>> BEGIN
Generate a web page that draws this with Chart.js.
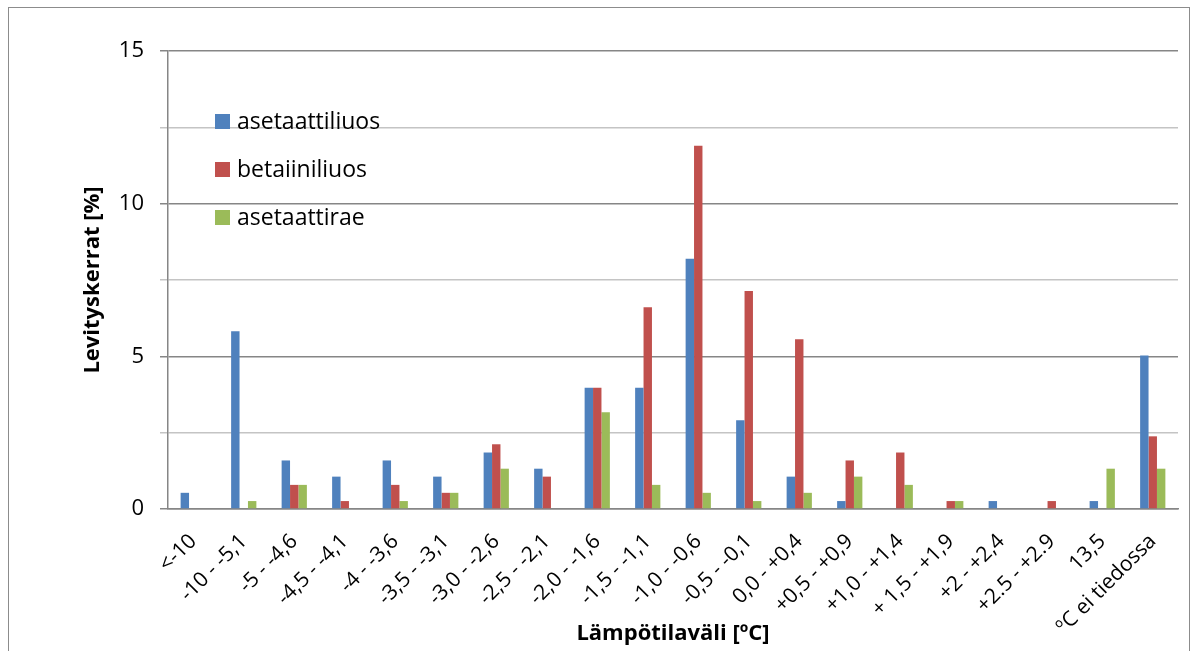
<!DOCTYPE html>
<html>
<head>
<meta charset="utf-8">
<script src="https://cdn.jsdelivr.net/npm/chart.js@4"></script>
<style>
  body { margin: 0; background: #fff; }
  #wrap { position: relative; width: 1197px; height: 651px; overflow: hidden; }
  #frame { position: absolute; left: 8px; top: 7px; width: 1180px; height: 700px; border: 1px solid #8c8c8c; }
  canvas { position: absolute; left: 0; top: 0; }
</style>
</head>
<body>
<div id="wrap">
  <div id="frame"></div>
  <canvas id="myChart" width="1197" height="651"></canvas>
</div>
<script>
var categories = ["<-10","-10 - -5,1","-5 - -4,6","-4,5 - -4,1","-4 - -3,6","-3,5 - -3,1","-3,0 - -2,6","-2,5 - -2,1","-2,0 - -1,6","-1,5 - -1,1","-1,0 - -0,6","-0,5 - -0,1","0,0 - +0,4","+0,5 - +0,9","+1,0 - +1,4","+ 1,5 - +1,9","+2 - +2,4","+2.5 - +2.9","13,5","ºC ei tiedossa"];
var asetaattiliuos = [0.53,5.82,1.59,1.06,1.59,1.06,1.85,1.32,3.97,3.97,8.20,2.91,1.06,0.26,0,0,0.26,0,0.26,5.03];
var betaiiniliuos  = [0,0,0.79,0.26,0.79,0.53,2.12,1.06,3.97,6.61,11.90,7.14,5.56,1.59,1.85,0.26,0,0.26,0,2.38];
var asetaattirae   = [0,0.26,0.79,0,0.26,0.53,1.32,0,3.17,0.79,0.53,0.26,0.53,1.06,0.79,0.26,0,0,1.32,1.32];
var seriesNames = ["asetaattiliuos","betaiiniliuos","asetaattirae"];
var yTicks = [0,5,10,15];

var FONT = "'Open Sans', 'DejaVu Sans', sans-serif";

// legend sits inside the plot, drawn by hand
var innerLegend = {
  id: 'innerLegend',
  afterDatasetsDraw(chart) {
    var ctx = chart.ctx;
    ctx.save();
    ctx.font = "23px " + FONT;
    ctx.textBaseline = 'middle';
    chart.data.datasets.forEach(function(ds, i){
      var y = 121 + i*48;
      ctx.fillStyle = ds.backgroundColor;
      ctx.fillRect(215, y-7, 15, 15);
      ctx.fillStyle = '#000';
      ctx.fillText(ds.label, 237, y+1);
    });
    ctx.restore();
  }
};

var charts = document.querySelector("#myChart").getContext('2d');
new Chart(charts, {
  type: 'bar',
  data: {
    labels: categories,
    datasets: [
      { label: seriesNames[0], data: asetaattiliuos, backgroundColor: '#4F81BD' },
      { label: seriesNames[1], data: betaiiniliuos,  backgroundColor: '#C0504D' },
      { label: seriesNames[2], data: asetaattirae,   backgroundColor: '#9BBB59' }
    ]
  },
  options: {
    responsive: false,
    animation: false,
    layout: { padding: { left: 78, top: 51, right: 19, bottom: 2 } },
    datasets: { bar: { barPercentage: 1, categoryPercentage: 0.5 } },
    plugins: { legend: { display: false }, tooltip: { enabled: false } },
    scales: {
      x: {
        grid: { display: false },
        border: { display: true, color: '#868686', width: 1.5 },
        ticks: {
          autoSkip: false, maxRotation: 45, minRotation: 45, padding: 12,
          color: '#000', font: { family: FONT, size: 21 }
        },
        title: {
          display: true, text: 'Lämpötilaväli [ºC]', color: '#000',
          font: { family: FONT, size: 22, weight: 'bold' }, padding: 2
        },
        afterFit: function(s){ s.height = 140; }
      },
      y: {
        min: 0, max: 15,
        grid: {
          color: function(c){ return (c.tick && c.tick.value % 5 === 0) ? '#868686' : '#c4c4c4'; },
          lineWidth: 1.5, tickLength: 8
        },
        border: { display: true, color: '#868686', width: 1.5 },
        ticks: {
          stepSize: 2.5, padding: 16, color: '#000',
          font: { family: FONT, size: 22 },
          callback: function(v){ return yTicks.indexOf(v) >= 0 ? v : ''; }
        },
        title: {
          display: true, text: 'Levityskerrat [%]', color: '#000',
          font: { family: FONT, size: 22, weight: 'bold' }, padding: 2
        },
        afterFit: function(s){ s.width = 90; }
      }
    }
  },
  plugins: [innerLegend]
});
</script>
</body>
</html>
>> END
TASK OBJECTIVE: Quote the preceding listing precisely and completely, omitting its images.

WRITTEN SOLUTION:
Generate a web page that draws this with Chart.js.
<!DOCTYPE html>
<html>
<head>
<meta charset="utf-8">
<script src="https://cdn.jsdelivr.net/npm/chart.js@4"></script>
<style>
  body { margin: 0; background: #fff; }
  #wrap { position: relative; width: 1197px; height: 651px; overflow: hidden; }
  #frame { position: absolute; left: 8px; top: 7px; width: 1180px; height: 700px; border: 1px solid #8c8c8c; }
  canvas { position: absolute; left: 0; top: 0; }
</style>
</head>
<body>
<div id="wrap">
  <div id="frame"></div>
  <canvas id="myChart" width="1197" height="651"></canvas>
</div>
<script>
var categories = ["<-10","-10 - -5,1","-5 - -4,6","-4,5 - -4,1","-4 - -3,6","-3,5 - -3,1","-3,0 - -2,6","-2,5 - -2,1","-2,0 - -1,6","-1,5 - -1,1","-1,0 - -0,6","-0,5 - -0,1","0,0 - +0,4","+0,5 - +0,9","+1,0 - +1,4","+ 1,5 - +1,9","+2 - +2,4","+2.5 - +2.9","13,5","ºC ei tiedossa"];
var asetaattiliuos = [0.53,5.82,1.59,1.06,1.59,1.06,1.85,1.32,3.97,3.97,8.20,2.91,1.06,0.26,0,0,0.26,0,0.26,5.03];
var betaiiniliuos  = [0,0,0.79,0.26,0.79,0.53,2.12,1.06,3.97,6.61,11.90,7.14,5.56,1.59,1.85,0.26,0,0.26,0,2.38];
var asetaattirae   = [0,0.26,0.79,0,0.26,0.53,1.32,0,3.17,0.79,0.53,0.26,0.53,1.06,0.79,0.26,0,0,1.32,1.32];
var seriesNames = ["asetaattiliuos","betaiiniliuos","asetaattirae"];
var yTicks = [0,5,10,15];

var FONT = "'Open Sans', 'DejaVu Sans', sans-serif";

// legend sits inside the plot, drawn by hand
var innerLegend = {
  id: 'innerLegend',
  afterDatasetsDraw(chart) {
    var ctx = chart.ctx;
    ctx.save();
    ctx.font = "23px " + FONT;
    ctx.textBaseline = 'middle';
    chart.data.datasets.forEach(function(ds, i){
      var y = 121 + i*48;
      ctx.fillStyle = ds.backgroundColor;
      ctx.fillRect(215, y-7, 15, 15);
      ctx.fillStyle = '#000';
      ctx.fillText(ds.label, 237, y+1);
    });
    ctx.restore();
  }
};

var charts = document.querySelector("#myChart").getContext('2d');
new Chart(charts, {
  type: 'bar',
  data: {
    labels: categories,
    datasets: [
      { label: seriesNames[0], data: asetaattiliuos, backgroundColor: '#4F81BD' },
      { label: seriesNames[1], data: betaiiniliuos,  backgroundColor: '#C0504D' },
      { label: seriesNames[2], data: asetaattirae,   backgroundColor: '#9BBB59' }
    ]
  },
  options: {
    responsive: false,
    animation: false,
    layout: { padding: { left: 78, top: 51, right: 19, bottom: 2 } },
    datasets: { bar: { barPercentage: 1, categoryPercentage: 0.5 } },
    plugins: { legend: { display: false }, tooltip: { enabled: false } },
    scales: {
      x: {
        grid: { display: false },
        border: { display: true, color: '#868686', width: 1.5 },
        ticks: {
          autoSkip: false, maxRotation: 45, minRotation: 45, padding: 12,
          color: '#000', font: { family: FONT, size: 21 }
        },
        title: {
          display: true, text: 'Lämpötilaväli [ºC]', color: '#000',
          font: { family: FONT, size: 22, weight: 'bold' }, padding: 2
        },
        afterFit: function(s){ s.height = 140; }
      },
      y: {
        min: 0, max: 15,
        grid: {
          color: function(c){ return (c.tick && c.tick.value % 5 === 0) ? '#868686' : '#c4c4c4'; },
          lineWidth: 1.5, tickLength: 8
        },
        border: { display: true, color: '#868686', width: 1.5 },
        ticks: {
          stepSize: 2.5, padding: 16, color: '#000',
          font: { family: FONT, size: 22 },
          callback: function(v){ return yTicks.indexOf(v) >= 0 ? v : ''; }
        },
        title: {
          display: true, text: 'Levityskerrat [%]', color: '#000',
          font: { family: FONT, size: 22, weight: 'bold' }, padding: 2
        },
        afterFit: function(s){ s.width = 90; }
      }
    }
  },
  plugins: [innerLegend]
});
</script>
</body>
</html>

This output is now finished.